Thursday, October 31, 2013, 3:40 pm, Room 203 C

In the present paper, the effect of Si and N addition on high temperature behavior of Zr/Hf-Si-B-C(-N) films is systematically investigated with aim to extend oxidation resistance to higher temperatures while keeping the films electrically conductive. The Zr/Hf-Si-B-C(-N) films with hardness ranging from 20 to 30 GPa were deposited on Si(100) substrates by dc pulsed magnetron co-sputtering of a single B₄C-Zr/Hf-Si target (with a fixed 15% Zr/Hf fraction in the target erosion area) in argon or nitrogen-argon gas mixtures. The Si and N content in the as‑deposited films was varied in a wide range by the Si fraction in the target erosion area and by the N₂ fraction in the nitrogen-argon gas mixtures, respectively. Oxidation resistance of the Zr/Hf-Si-B-C(-N) films was investigated in synthetic air using a symmetrical high-resolution Setaram TAG 2400 thermogravimetric system. Changes in the structure, elemental composition and surface morphology of the films subjected to oxidation tests were analyzed by X-ray diffraction, Rutherford backscattering spectroscopy and optical microscopy. Electrical resistivity of the as-deposited and annealed films was measured by a standard 4-point method and mechanical properties by microindentation.

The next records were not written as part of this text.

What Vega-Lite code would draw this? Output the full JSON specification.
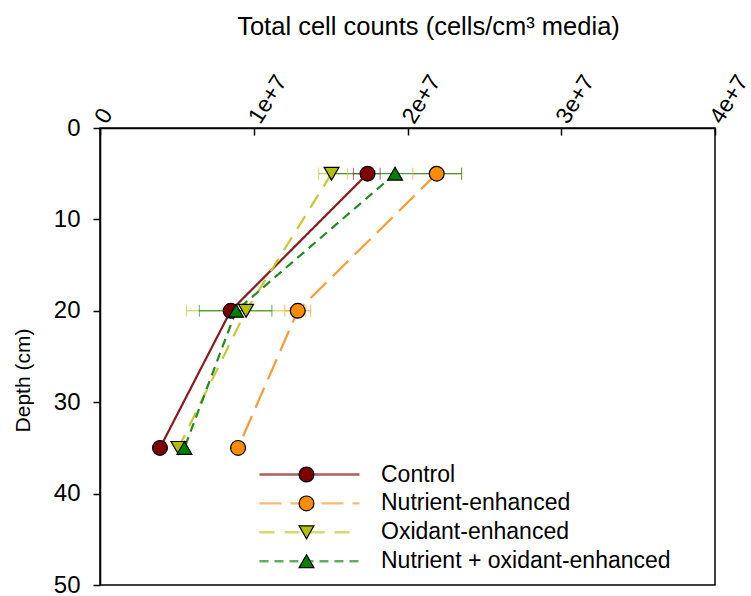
{
  "$schema": "https://vega.github.io/schema/vega-lite/v6.json",
  "width": 615,
  "height": 457,
  "autosize": {"type": "none"},
  "padding": {"left": 100, "top": 128, "right": 36, "bottom": 11},
  "background": "white",
  "config": {
    "font": "Liberation Sans",
    "view": {"stroke": "black", "strokeWidth": 1.5},
    "axis": {"grid": false, "domainColor": "black", "tickColor": "black", "labelColor": "black", "titleColor": "black", "labelFont": "Liberation Sans", "titleFont": "Liberation Sans", "titleFontWeight": "normal"}
  },
  "data": {
    "values": [
      {"series": "Control", "depth": 5, "cells": 17400000, "lo": 16480000, "hi": 18220000},
      {"series": "Control", "depth": 20, "cells": 8500000, "lo": null, "hi": null},
      {"series": "Control", "depth": 35, "cells": 3900000, "lo": null, "hi": null},
      {"series": "Nutrient-enhanced", "depth": 5, "cells": 21900000, "lo": 20350000, "hi": 23520000},
      {"series": "Nutrient-enhanced", "depth": 20, "cells": 12860000, "lo": 12020000, "hi": 13700000},
      {"series": "Nutrient-enhanced", "depth": 35, "cells": 8980000, "lo": null, "hi": null},
      {"series": "Oxidant-enhanced", "depth": 5, "cells": 15060000, "lo": 14220000, "hi": 16090000},
      {"series": "Oxidant-enhanced", "depth": 20, "cells": 9500000, "lo": 5620000, "hi": 13380000},
      {"series": "Oxidant-enhanced", "depth": 35, "cells": 5100000, "lo": null, "hi": null},
      {"series": "Nutrient + oxidant-enhanced", "depth": 5, "cells": 19190000, "lo": 15000000, "hi": 23520000},
      {"series": "Nutrient + oxidant-enhanced", "depth": 20, "cells": 8850000, "lo": 6460000, "hi": 11180000},
      {"series": "Nutrient + oxidant-enhanced", "depth": 35, "cells": 5490000, "lo": null, "hi": null}
    ]
  },
  "layer": [
    {
      "mark": {"type": "line", "strokeWidth": 2.2},
      "encoding": {
        "x": {
          "field": "cells", "type": "quantitative",
          "scale": {"domain": [0, 40000000], "nice": false, "zero": true},
          "axis": {
            "orient": "top",
            "values": [0, 10000000, 20000000, 30000000, 40000000],
            "labelExpr": "datum.value == 0 ? '0' : format(datum.value, '.0e')",
            "labelAngle": -58,
            "labelFontSize": 23,
            "labelAlign": "left",
            "labelBaseline": "middle",
            "labelPadding": 14,
            "tickSize": -7,
            "tickWidth": 1.5,
            "domainWidth": 1.5,
            "title": "Total cell counts (cells/cm³ media)",
            "titleFontSize": 25.5,
            "titlePadding": 32,
            "titleX": 328
          }
        },
        "y": {
          "field": "depth", "type": "quantitative",
          "scale": {"domain": [0, 50], "reverse": true, "nice": false},
          "axis": {
            "values": [0, 10, 20, 30, 40, 50],
            "labelFontSize": 24,
            "tickSize": 7,
            "tickWidth": 1.5,
            "domainWidth": 1.5,
            "labelPadding": 13,
            "title": "Depth (cm)",
            "titleFontSize": 21,
            "titlePadding": 20,
            "titleY": 252
          }
        },
        "order": {"field": "depth"},
        "color": {
          "field": "series", "type": "nominal",
          "scale": {
            "domain": ["Control", "Nutrient-enhanced", "Oxidant-enhanced", "Nutrient + oxidant-enhanced"],
            "range": ["#8b1a1a", "#ff9a33", "#c8c832", "#1e8c1e"]
          },
          "legend": {
            "orient": "none", "legendX": 198, "legendY": 335,
            "title": null, "symbolType": "M-12.5,0H12.5", "symbolSize": 64,
            "symbolStrokeWidth": 2.4, "symbolOpacity": 1, "labelFontSize": 23, "labelOffset": 60, "labelLimit": 500,
            "labelColor": "black", "rowPadding": 4.9
          }
        },
        "strokeDash": {
          "field": "series", "type": "nominal",
          "scale": {
            "domain": ["Control", "Nutrient-enhanced", "Oxidant-enhanced", "Nutrient + oxidant-enhanced"],
            "range": [[1, 0], [22, 9], [15, 10], [9, 6]]
          },
          "legend": {
            "orient": "none", "legendX": 198, "legendY": 335,
            "title": null, "symbolType": "M-12.5,0H12.5", "symbolSize": 64,
            "symbolStrokeWidth": 2.4, "symbolOpacity": 1, "labelFontSize": 23, "labelOffset": 60, "labelLimit": 500,
            "labelColor": "black", "rowPadding": 4.9
          }
        }
      }
    },
    {
      "mark": {"type": "rule", "strokeWidth": 1},
      "encoding": {
        "x": {"field": "lo", "type": "quantitative"},
        "x2": {"field": "hi"},
        "y": {"field": "depth", "type": "quantitative"},
        "color": {"field": "series", "type": "nominal"}
      }
    },
    {
      "mark": {"type": "tick", "orient": "vertical", "size": 12, "thickness": 1},
      "encoding": {
        "x": {"field": "lo", "type": "quantitative"},
        "y": {"field": "depth", "type": "quantitative"},
        "color": {"field": "series", "type": "nominal"}
      }
    },
    {
      "mark": {"type": "tick", "orient": "vertical", "size": 12, "thickness": 1},
      "encoding": {
        "x": {"field": "hi", "type": "quantitative"},
        "y": {"field": "depth", "type": "quantitative"},
        "color": {"field": "series", "type": "nominal"}
      }
    },
    {
      "mark": {"type": "point", "filled": true, "size": 220, "stroke": "black", "strokeWidth": 1.2, "opacity": 1},
      "encoding": {
        "x": {"field": "cells", "type": "quantitative"},
        "y": {"field": "depth", "type": "quantitative"},
        "fill": {
          "field": "series", "type": "nominal",
          "scale": {
            "domain": ["Control", "Nutrient-enhanced", "Oxidant-enhanced", "Nutrient + oxidant-enhanced", "-"],
            "range": ["#800000", "#ff8c00", "#b4bf00", "#008000", "#ffffff"]
          },
          "legend": {
            "orient": "none", "legendX": 195, "legendY": 335,
            "values": ["Control", "Nutrient-enhanced", "Oxidant-enhanced", "Nutrient + oxidant-enhanced"],
            "title": null, "symbolStrokeColor": "black", "symbolStrokeWidth": 1.2, "labelExpr": "''",
            "symbolSize": 220, "labelFontSize": 23, "labelColor": "transparent", "rowPadding": 4.9, "symbolOpacity": 1,
            "encoding": {"symbols": {"stroke": {"value": "black"}, "strokeWidth": {"value": 1.2}}}
          }
        },
        "shape": {
          "field": "series", "type": "nominal",
          "scale": {
            "domain": ["Control", "Nutrient-enhanced", "Oxidant-enhanced", "Nutrient + oxidant-enhanced", "-"],
            "range": ["circle", "circle", "triangle-down", "triangle-up", "square"]
          },
          "legend": {
            "orient": "none", "legendX": 195, "legendY": 335,
            "values": ["Control", "Nutrient-enhanced", "Oxidant-enhanced", "Nutrient + oxidant-enhanced"],
            "title": null, "symbolStrokeColor": "black", "symbolStrokeWidth": 1.2, "labelExpr": "''",
            "symbolSize": 220, "labelFontSize": 23, "labelColor": "transparent", "rowPadding": 4.9, "symbolOpacity": 1,
            "encoding": {"symbols": {"stroke": {"value": "black"}, "strokeWidth": {"value": 1.2}}}
          }
        }
      }
    }
  ]
}
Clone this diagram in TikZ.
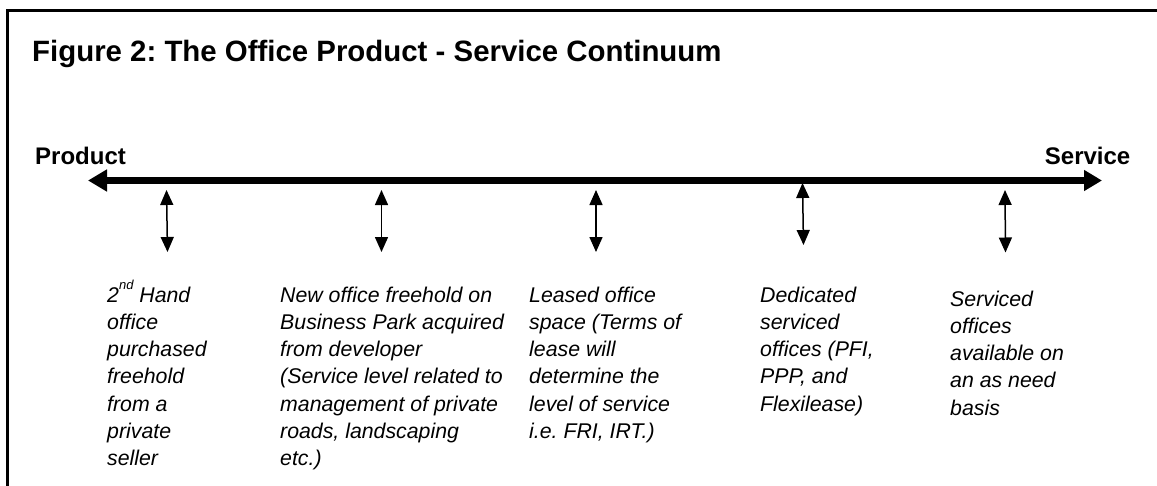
\documentclass[tikz,border=0pt]{standalone}
\usepackage{fontspec}
\setmainfont{Liberation Sans}
\usetikzlibrary{arrows.meta}
\frenchspacing
\newcommand{\stk}[1]{\begin{tabular}[t]{@{}l@{}}#1\end{tabular}}
\begin{document}
\begin{tikzpicture}[x=1pt,y=-1pt,
  frame/.style={line width=3pt,line join=miter},
  title/.style={font=\fontsize{29.4}{34}\selectfont\bfseries,inner sep=0pt,anchor=base west},
  endlabel/.style={font=\fontsize{24}{28}\selectfont\bfseries,inner sep=0pt},
  axis/.style={line width=7pt,{Triangle[length=19pt,width=21pt]}-{Triangle[length=18pt,width=20pt]}},
  link/.style={line width=1.5pt,{Triangle[length=15pt,width=13pt]}-{Triangle[length=15pt,width=13pt]}},
  desc/.style={font=\fontsize{21.3}{27.3}\selectfont\itshape,inner sep=0pt,anchor=base west}]
\useasboundingbox (0,0) rectangle (1157,485);
\fill[white] (0,0) rectangle (1157,485);
\draw[frame] (7.5,486) -- (7.5,10.7) -- (1158,10.7);
\node[title] (t) at (32,61.7) {Figure 2: The Office Product - Service Continuum};
\node[endlabel,anchor=base west] (prod) at (35,164) {Product};
\node[endlabel,anchor=base east] (serv) at (1130.5,164) {Service};
\coordinate (L) at (88,180.5);
\coordinate (R) at (1102,180.5);
\draw[axis] (L) -- (R);
\coordinate (a1) at (166.5,190); \coordinate (b1) at (167.5,252);
\coordinate (a2) at (381.5,190); \coordinate (b2) at (381.5,252);
\coordinate (a3) at (596,190);   \coordinate (b3) at (596,252);
\coordinate (a4) at (802.5,183); \coordinate (b4) at (803.5,245);
\coordinate (a5) at (1005,190);  \coordinate (b5) at (1005.5,252.5);
\foreach \i in {1,...,5} {\draw[link] (a\i) -- (b\i);}
\node[desc] (d1) at (107,302) {\stk{2\raisebox{1.1ex}{\fontsize{13}{13}\selectfont nd} Hand\\office\\purchased\\freehold\\from a\\private\\seller}};
\node[desc] (d2) at (280,302) {\stk{New office freehold on\\Business Park acquired\\from developer\\(Service level related to\\management of private\\roads, landscaping\\etc.)}};
\node[desc] (d3) at (529,302) {\stk{Leased office\\space (Terms of\\lease will\\determine the\\level of service\\i.e. FRI, IRT.)}};
\node[desc] (d4) at (760,302) {\stk{Dedicated\\serviced\\offices (PFI,\\PPP, and\\Flexilease)}};
\node[desc] (d5) at (950,306) {\stk{Serviced\\offices\\available on\\an as need\\basis}};
\end{tikzpicture}
\end{document}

The results obtained show that an addition of Si positively affects oxidation resistance of the films resulting in a reduction of their mass gains. The Zr-Si-B-C films deposited with the 20% Si fraction in the target erosion area are oxidation resistant up to 650°C and the mass gain detected at 800°C is less than 0.01 mg/cm². An addition of N into the Zr-Si-B-C films results in a further shift of the onset of oxidation to higher temperatures. The films deposited with the 20% Si fraction in the target erosion area and with the 15% N₂ fraction in the gas mixture are oxidation resistant at least up to 1000°C. As-deposited electrical conductivity and hardness of the Zr-Si-B-C-N films is maintained up to 900°C after dynamical heating in air for the 5% and 10% N₂ fractions in the gas mixture. Preliminary data on the Hf-Si-B-C and Hf-Si-B-C-N films deposited at the same process parameters show even better oxidation behavior and thermal stability of electrical conductivity and hardness. These results will be discussed as well.